On his new album, Bass for Your Face, Muggs configures his music to today’s popular aesthetic of methodically stomping drums and penetrating synthetics. He opts for the same hip-hop/EDM hybrid as Bassnectar and TNGHT, but keeps things noticeably gutter with guest verses from Freddie Gibbs, Roc Marciano and Danny Brown, among others. Through it all, Muggs stays in control on Bass, filtering the MCs within loud layers of glitchy stadium sound. Though you recognize the vocals, it’s clearly a Muggs project; the instrumentals, both gripping and elaborate, take hold quicker than the rhymes.
On ‘Headfirst,’ for instance, Muggs manages to distort Danny Brown — one of rap’s most unique voices — into a choppy accessory. We don’t hear a full verse from the quirky Detroit rapper; instead, we hear bits and pieces until he’s blended beyond recognition (to the point where you have to check the liner notes to make sure it’s Danny). ‘Wikid’ treads similar ground: Amongst buzzing electronics, rapper Chuck D. is kept squarely in the background; you wonder if these are newly recorded vocals, or ones taken from past recordings. While the filters provide a decent twist for Bass, it’s a tried and true method for even the most popular EDM producers. As a result, Bass for Your Face is a decent output for the veteran, yet it doesn’t do enough to make him stand out in the crowd.

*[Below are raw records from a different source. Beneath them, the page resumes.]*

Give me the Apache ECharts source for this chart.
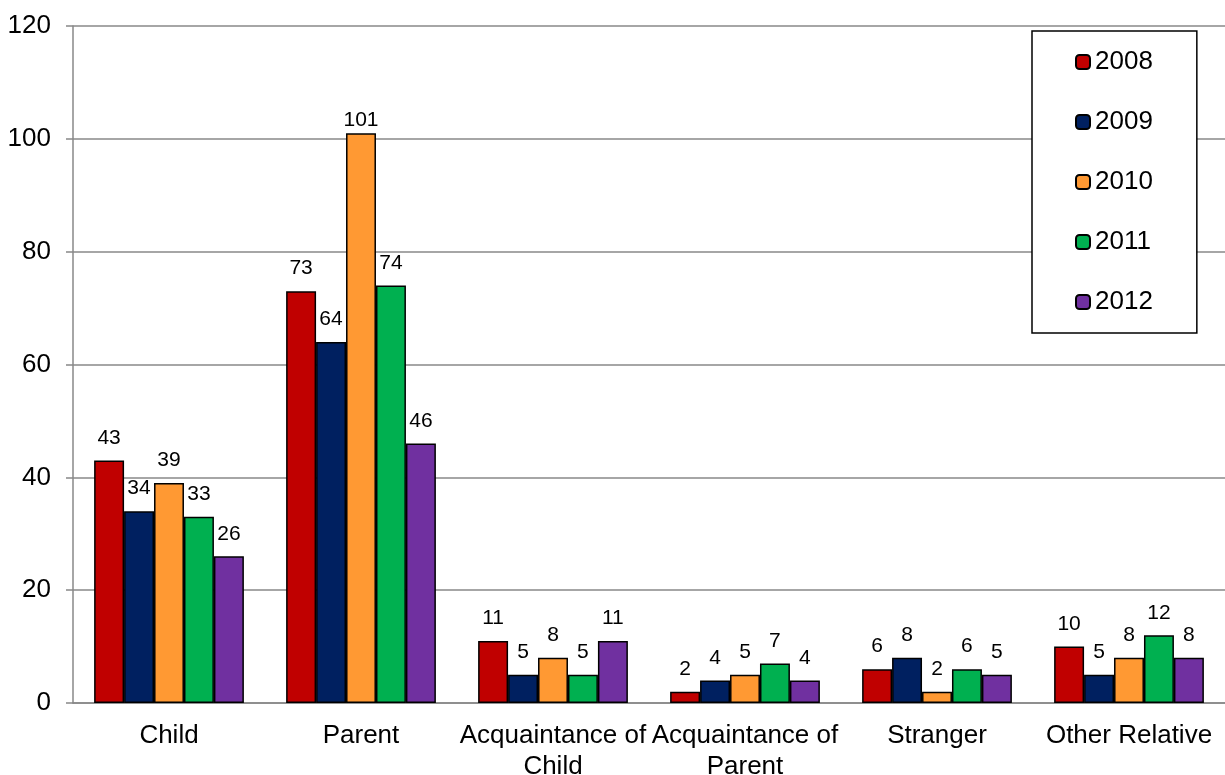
<!DOCTYPE html>
<html>
<head>
<meta charset="utf-8">
<script src="https://cdn.jsdelivr.net/npm/echarts@6/dist/echarts.min.js"></script>
<style>
  html, body { margin: 0; padding: 0; background: #fff; }
  #chart { width: 1225px; height: 775px; }
</style>
</head>
<body>
<div id="chart"></div>
<script>
// Relationship categories along the x axis
const categories = ['Child', 'Parent', 'Acquaintance of\nChild', 'Acquaintance of\nParent', 'Stranger', 'Other Relative'];

// Yearly counts per category
const years = ['2008', '2009', '2010', '2011', '2012'];
const values2008 = [43, 73, 11, 2, 6, 10];
const values2009 = [34, 64, 5, 4, 8, 5];
const values2010 = [39, 101, 8, 5, 2, 8];
const values2011 = [33, 74, 5, 7, 6, 12];
const values2012 = [26, 46, 11, 4, 5, 8];

const colors = ['#C00000', '#002060', '#FF9933', '#00B050', '#7030A0'];
const seriesValues = [values2008, values2009, values2010, values2011, values2012];

const Y_MAX = 120;
const FONT = 'Liberation Sans, Arial, sans-serif';

// Labels of bars that reach near the top of the plot are tucked in closer
function toItem(v) {
  if (v > Y_MAX - 22) {
    return { value: v, label: { distance: 2 } };
  }
  return v;
}

const chart = echarts.init(document.getElementById('chart'));

chart.setOption({
  animation: false,
  color: colors,
  textStyle: { fontFamily: FONT },
  grid: { left: 73, right: 0, top: 26, bottom: 72, outerBoundsMode: 'none' },
  legend: {
    orient: 'vertical',
    left: 1032,
    top: 31,
    padding: [18, 44, 18, 43],
    itemWidth: 14,
    itemHeight: 14,
    itemGap: 34,
    borderColor: '#000',
    borderWidth: 1.5,
    backgroundColor: '#fff',
    textStyle: { fontSize: 26, color: '#000', fontFamily: FONT },
    data: years
  },
  xAxis: {
    type: 'category',
    data: categories,
    axisLine: { lineStyle: { color: '#888', width: 1.5 } },
    axisTick: { length: 7, lineStyle: { color: '#888', width: 1.5 } },
    axisLabel: {
      interval: 0,
      margin: 17,
      fontSize: 26,
      lineHeight: 31,
      color: '#000',
      fontFamily: FONT,
      overflow: 'none'
    }
  },
  yAxis: {
    type: 'value',
    min: 0,
    max: Y_MAX,
    interval: 20,
    axisLine: { show: true, lineStyle: { color: '#888', width: 1.5 } },
    axisTick: { show: true, length: 7, lineStyle: { color: '#888', width: 1.5 } },
    splitLine: { lineStyle: { color: '#888', width: 1.5 } },
    axisLabel: { margin: 22, fontSize: 26, color: '#000', fontFamily: FONT }
  },
  series: years.map((y, i) => ({
    name: y,
    type: 'bar',
    data: seriesValues[i].map(toItem),
    barGap: '0%',
    barCategoryGap: '22%',
    itemStyle: { color: colors[i], borderColor: '#000', borderWidth: 1.5 },
    label: {
      show: true,
      position: 'top',
      distance: 12,
      fontSize: 21,
      color: '#000',
      fontFamily: FONT
    }
  }))
});
</script>
</body>
</html>
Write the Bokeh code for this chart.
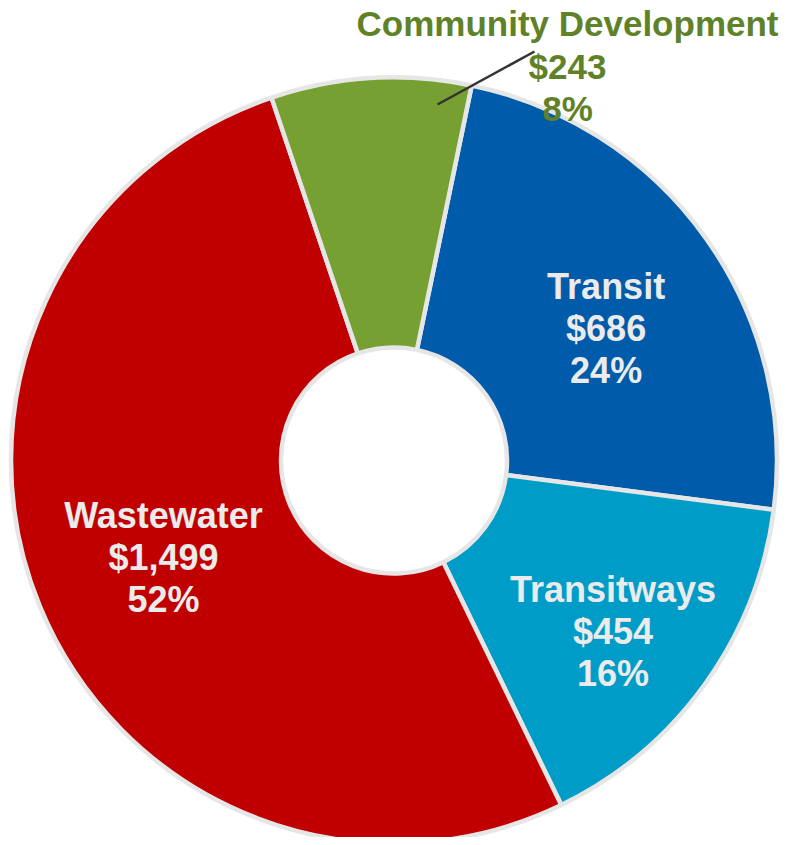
import math
from bokeh.plotting import figure
from bokeh.models import Range1d, ColumnDataSource
from bokeh.core.properties import value
from bokeh.embed import file_html
from bokeh.resources import INLINE

# ---- data ----
categories = ["Transit", "Transitways", "Wastewater", "Community Development"]
amounts = [686, 454, 1499, 243]
colors = ["#005BAA", "#009CC8", "#C00000", "#77A032"]

# ---- layout / style ----
W, H = 786, 837
PAGE_H = 845
cx, cy_screen = 393.5, 460
cy = PAGE_H - cy_screen
R_OUT, R_IN = 383, 113
START_DEG = 11.7  # clockwise from 12 o'clock
FONT = value("Liberation Sans")
FS = "36px"
FS_CD = "35px"
LINE = 42

total = sum(amounts)
starts, ends, mids = [], [], []
acc = START_DEG
for a in amounts:
    span = a / total * 360.0
    starts.append(acc)
    ends.append(acc + span)
    mids.append(acc + span / 2)
    acc += span

def to_bokeh(deg):
    return math.radians(90.0 - deg)

src = ColumnDataSource(dict(
    start=[to_bokeh(s) for s in starts],
    end=[to_bokeh(e) for e in ends],
    color=colors,
))

p = figure(width=W, height=H, output_backend="svg", toolbar_location=None,
           x_range=Range1d(0, W), y_range=Range1d(PAGE_H - H, PAGE_H),
           min_border=0, outline_line_color=None)
p.axis.visible = False
p.grid.visible = False
p.background_fill_color = "white"
p.border_fill_color = "white"

p.annular_wedge(x=cx, y=cy, inner_radius=R_IN, outer_radius=R_OUT,
                start_angle="start", end_angle="end", direction="clock",
                fill_color="color", line_color="#E6E6E6", line_width=4.5,
                source=src)

# label positions (radius / angle adjustments per slice, layout only)
label_r = [250, 278, 250]
label_da = [3.5, 2.3, -0.5]
for i in range(3):
    ang = math.radians(mids[i] + label_da[i])
    lx = cx + label_r[i] * math.sin(ang)
    ly = cy + label_r[i] * math.cos(ang)
    pct = round(amounts[i] / total * 100)
    lines = [categories[i], f"${amounts[i]:,}", f"{pct}%"]
    for k, t in enumerate(lines):
        p.text(x=[lx], y=[ly - (k - 1) * LINE], text=[t], text_font=FONT,
               text_font_size=FS, text_font_style="bold", text_color="#EBEBEB",
               text_align="center", text_baseline="middle")

# Community Development outside label with leader line
cd_x, cd_y = 567, PAGE_H - 66
pct = round(amounts[3] / total * 100)
cd_lines = [categories[3], f"${amounts[3]:,}", f"{pct}%"]
for k, t in enumerate(cd_lines):
    p.text(x=[cd_x], y=[cd_y - (k - 1) * LINE + (1 if k == 0 else 0)], text=[t],
           text_font=FONT, text_font_size=FS_CD, text_font_style="bold",
           text_color="#5F8228", text_align="center", text_baseline="middle")

p.line(x=[437, 534], y=[PAGE_H - 104, PAGE_H - 51], line_color="#333333", line_width=2.5)

open("out.html", "w").write(file_html(p, INLINE))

But if nothing else, Muggs finally proves he can adapt to current trends. On his previous solo effort, 2003’s Dust, the New York native stepped too far from himself, resulting in a downright messy collection of psych-rock and electronica that failed to make a lasting impact. Conversely, Muggs stays closer to home on Bass; the cosmic reggae of 'Deep Purple' feels like a descendant of Cypress Hill’s wonkier West Coast ethos. All told, Muggs reaches beyond hip-hop’s confines without alienating his core audience. That makes Bass For Your Face a respectable first impression for an old head learning new tricks.